Un autre parti pris est de présenter des croyances et pratiques cultu(r)elles lointaines comme pouvant « donner un sens » à la vie de deux Occidentaux blancs.

En fait, je dis « donner un sens à la vie », mais je n’en sais rien après avoir vu le film : il n’y a pas de propos sur le « sens », de la vie, des convenances ou tout autre. Pas d’analyse. Uniquement un choix de personnes interrogées. Chacun-e a sa vision, ses croyances et ses opinions. C’est l’auberge espagnole sensuelle, là ! Une Pachamama n’y retrouverait pas ses petits cha...mans.

Et pourquoi une tente à suer mexicaine plutôt qu’un sauna ou un hammam ? Mystère absolu.

C’est un parti pris assumé, qui vend les propos des participants comme un tout. Un « prendre-ou-à-laisser » impératif sans nuances. Simpliste donc.

Cela renforce aussi le « biais de confirmation » à la fois des auteurs et du public, sans critique positive ou négative des propos. Le public visé est tout sauf « le grand public ». Seules les personnes familières avec ce type de croyances new-age peuvent éventuellement s’y retrouver. Celles qui font preuve d’un peu de bon sens auront plus de mal devant les assertions de Pierre Rabhi, Trinh Xuan Thuan ou Bruce Lipton.

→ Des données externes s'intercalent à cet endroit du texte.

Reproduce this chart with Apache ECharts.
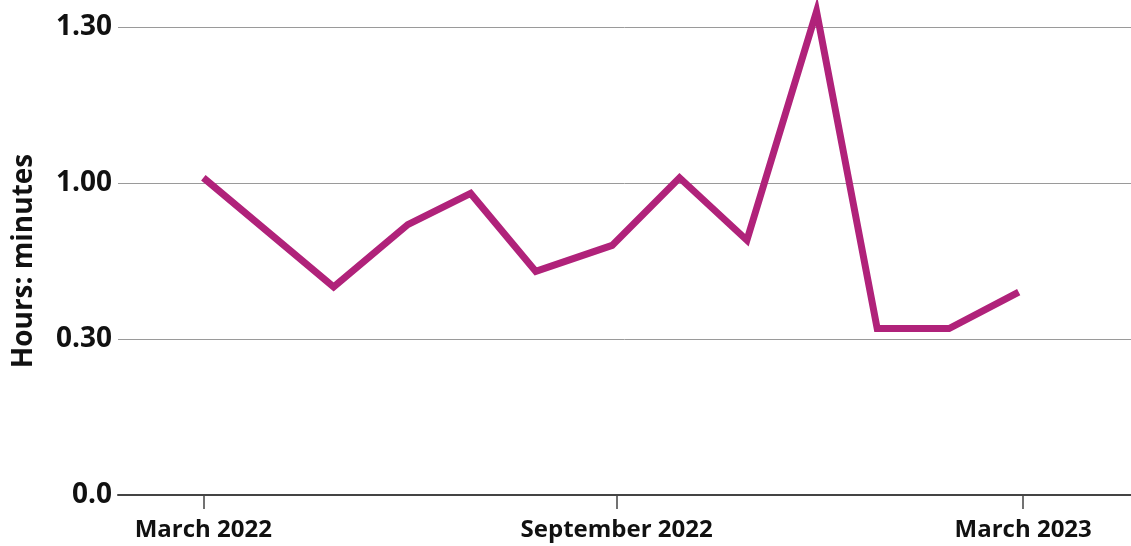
<!DOCTYPE html>
<html>
<head>
<meta charset="utf-8">
<script src="https://cdn.jsdelivr.net/npm/echarts@6/dist/echarts.min.js"></script>
<style>
  html, body { margin: 0; padding: 0; background: #fff; }
  #chart { width: 1131px; height: 546px; }
</style>
</head>
<body>
<div id="chart"></div>
<script>
// Data (minutes)
const dates = ['2022-03-01','2022-04-28','2022-05-31','2022-06-28','2022-07-27','2022-08-30','2022-09-29','2022-10-29','2022-11-29','2022-12-26','2023-01-27','2023-02-27'];
const minutes = [61, 40, 52, 58, 43, 48, 61, 49, 93, 32, 32, 39];
const xTickDates = ['2022-03-01','2022-09-01','2023-03-01'];
const xTickLabels = ['March 2022','September 2022','March 2023'];
const yTickValues = [0, 30, 60, 90];
const yTickLabels = ['0.0','0.30','1.00','1.30'];
const xRange = ['2022-01-22', '2023-04-18'];

function ts(s) { return new Date(s + 'T00:00:00Z').getTime(); }
const xTickTs = xTickDates.map(ts);

const chart = echarts.init(document.getElementById('chart'));
const font = '"Open Sans", "Noto Sans", sans-serif';

chart.setOption({
  animation: false,
  grid: { left: 118, right: 0, top: 27, bottom: 51, outerBoundsMode: 'none' },
  xAxis: {
    type: 'value',
    min: ts(xRange[0]),
    max: ts(xRange[1]),
    axisLine: { show: true, lineStyle: { color: '#444', width: 2 } },
    axisTick: { show: true, length: 14, lineStyle: { color: '#444', width: 1.5 }, customValues: xTickTs },
    axisLabel: {
      customValues: xTickTs,
      color: '#111',
      fontFamily: font,
      fontWeight: 'bold',
      fontSize: 24,
      margin: 23,
      formatter: function (val) {
        const idx = xTickTs.indexOf(val);
        return idx >= 0 ? xTickLabels[idx] : '';
      }
    },
    splitLine: { show: false }
  },
  yAxis: {
    type: 'value',
    min: 0,
    max: 90,
    interval: 30,
    name: 'Hours: minutes',
    nameLocation: 'middle',
    nameRotate: 90,
    nameGap: 80,
    nameTextStyle: { color: '#111', fontFamily: font, fontWeight: 'bold', fontSize: 28 },
    axisLine: { show: false },
    axisTick: { show: false },
    axisLabel: {
      color: '#111',
      fontFamily: font,
      fontWeight: 'bold',
      fontSize: 28,
      margin: 6,
      formatter: function (v) {
        const i = yTickValues.indexOf(v);
        return i >= 0 ? yTickLabels[i] : '';
      }
    },
    splitLine: { show: true, lineStyle: { color: '#9a9a9a', width: 1 } }
  },
  series: [{
    type: 'line',
    data: dates.map(function (d, i) { return [ts(d), minutes[i]]; }),
    symbol: 'none',
    clip: false,
    lineStyle: { color: '#b0227a', width: 7, join: 'miter', miterLimit: 10 },
    z: 3
  }]
});
</script>
</body>
</html>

Mais pourquoi donc se donner du mal avec la critique d’un tel film ? Parce c’est grave !

Depuis des décennies, l’écologie scientifique a pu montrer que la biosphère, c’est complexe !

Pour « entrer en écologie », il faut travailler dur, individuellement et collectivement, à se construire une représentation de cette complexité, de la systémique des interdépendances y compris sociales, à utiliser des outils de pensée exigeants mais libérateurs, à apprendre à douter de ses certitudes, à reconnaître ses propres croyances, à s’en méfier si besoin et à les changer souvent. Bref, à travailler avec l’équipement cognitif complet dont tout le monde dispose.

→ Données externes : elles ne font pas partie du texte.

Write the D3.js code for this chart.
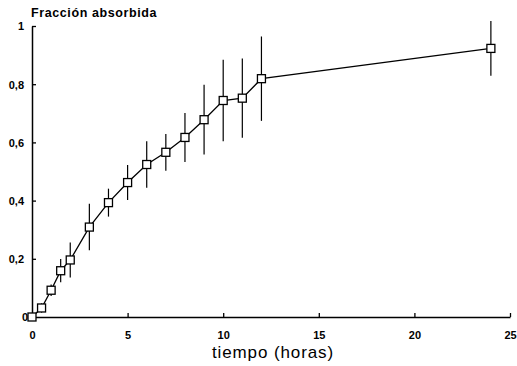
<!DOCTYPE html>
<html>
<head>
<meta charset="utf-8">
<script src="https://cdn.jsdelivr.net/npm/d3@7"></script>
<style>
  body { margin: 0; background: white; }
  svg { display: block; font-family: "Liberation Sans", Arial, sans-serif; }
  .tick text { font-weight: bold; font-size: 11px; }
</style>
</head>
<body>
<svg id="chart"></svg>
<script>
// horas
var tiempo = [0, 0.5, 1, 1.5, 2, 3, 4, 5, 6, 7, 8, 9, 10, 11, 12, 24];
// fraccion absorbida media
var fraccion = [0, 0.031, 0.092, 0.159, 0.196, 0.309, 0.393, 0.462, 0.524, 0.566, 0.617, 0.678, 0.744, 0.752, 0.819, 0.923];
// desviacion (semi-longitud de la barra)
var desv = [0, 0.016, 0.02, 0.04, 0.06, 0.08, 0.048, 0.06, 0.08, 0.063, 0.084, 0.12, 0.14, 0.136, 0.145, 0.094];

var xTicks = [0, 5, 10, 15, 20, 25];
var yTicks = [0, 0.2, 0.4, 0.6, 0.8, 1];

var data = tiempo.map((t, i) => ({t: t, v: fraccion[i], e: desv[i]}));

var W = 517, H = 366;
var margin = {top: 26, right: 7, bottom: 49, left: 32},
    width = W - margin.left - margin.right,
    height = H - margin.top - margin.bottom;

var svg = d3.select("#chart").attr("width", W).attr("height", H);

var x = d3.scaleLinear().domain([0, 25]).range([0, width]),
    y = d3.scaleLinear().domain([0, 1]).range([height, 0]);

var fmt = d => d3.format("~g")(d).replace(".", ",");

var g = svg.append("g")
    .attr("transform", "translate(" + margin.left + "," + margin.top + ")");

// eje x, marcas hacia dentro
var gx = g.append("g")
    .attr("transform", "translate(0," + height + ")")
    .call(d3.axisBottom(x).tickValues(xTicks).tickSizeInner(-4).tickSizeOuter(0).tickPadding(14).tickFormat(fmt));

// eje y, marcas hacia dentro
var gy = g.append("g")
    .call(d3.axisLeft(y).tickValues(yTicks).tickSizeInner(-4).tickSizeOuter(0).tickPadding(8).tickFormat(fmt));

g.selectAll(".domain").attr("stroke", "#000").attr("stroke-width", 1.5);
g.selectAll(".tick line").attr("stroke", "#000").attr("stroke-width", 1.3);
g.selectAll(".tick text").attr("fill", "#000");
gy.selectAll(".tick text").attr("dy", "0.36em");
gy.selectAll(".tick").filter(d => d === 0).select("text").attr("x", -4);

// barras de error
g.selectAll(".err")
  .data(data.filter(d => d.e > 0))
  .enter().append("line")
    .attr("class", "err")
    .attr("x1", d => x(d.t))
    .attr("x2", d => x(d.t))
    .attr("y1", d => y(d.v - d.e))
    .attr("y2", d => y(d.v + d.e))
    .attr("stroke", "#000")
    .attr("stroke-width", 1.2);

// linea
g.append("path")
  .datum(data)
  .attr("fill", "none")
  .attr("stroke", "#000")
  .attr("stroke-width", 1.3)
  .attr("d", d3.line().x(d => x(d.t)).y(d => y(d.v)));

// marcadores cuadrados
var s = 8;
g.selectAll(".mk")
  .data(data)
  .enter().append("rect")
    .attr("class", "mk")
    .attr("x", d => x(d.t) - s / 2)
    .attr("y", d => y(d.v) - s / 2)
    .attr("width", s)
    .attr("height", s)
    .attr("fill", "white")
    .attr("stroke", "#000")
    .attr("stroke-width", 1.3);

// titulos
svg.append("text")
  .attr("x", 31)
  .attr("y", 17)
  .style("font-weight", "bold")
  .style("font-size", "12.5px")
  .style("letter-spacing", "0.6px")
  .text("Fracción absorbida");

svg.append("text")
  .attr("x", 273)
  .attr("y", 358)
  .attr("text-anchor", "middle")
  .style("font-size", "17px")
  .style("letter-spacing", "0.9px")
  .text("tiempo (horas)");
</script>
</body>
</html>
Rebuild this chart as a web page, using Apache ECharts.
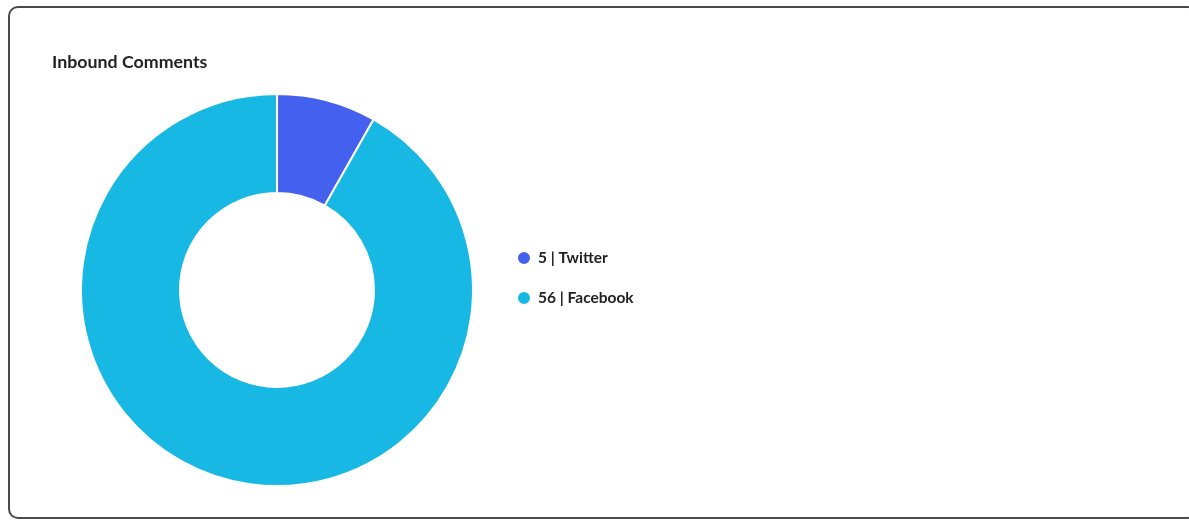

Rien de pré-mâché : uniquement de l’effort, du doute, de la mise en perspective et de l’échange ouvert. Bref, le contraire de la démarche du film.

Ce travail est aussi collectif. De la confrontation des idées avec d’autres naissent des perspectives. On peut ainsi consulter les « connaissants » d’un thème pour se forger sa propre expertise, et éviter de se voir vendre une pensée certes séduisante, mais irréaliste ou mensongère.

Quelles moqueries les écologistes vont-ils (encore) subir avec un tel discours ? Baser la pensée de l’écologie sur des croyances et non sur des faits est une porte ouverte à l’obscurantisme : pseudo-’tout’, mais vrais dégâts.

Un réel combat sur l’éducation populaire et libératrice doit être mené. Quels sont les faits ? Quels moyens a-t-on de les vérifier ? Quels sont nos moyens d’action dans le monde réel ?

Les écologues, les pédagogues, les philosophes ne doivent pas baisser les bras, car ils portent une vraie part de responsabilité sur ces dérives. Tout le monde a le droit de (se) connaître, puis de choisir quoi ou qui croire. Mais en toute connaissance de cause.

L’entièreté de ces propos pourrait d’ailleurs être tenue dans une critique concernant les croyances en la « croissance économique » ou dans la société de consommation. Mais ce n’est aucunement une excuse.

Et la sincérité éventuelle n’est pas non plus un gage de qualité. Torquemada était extrêmement sincère.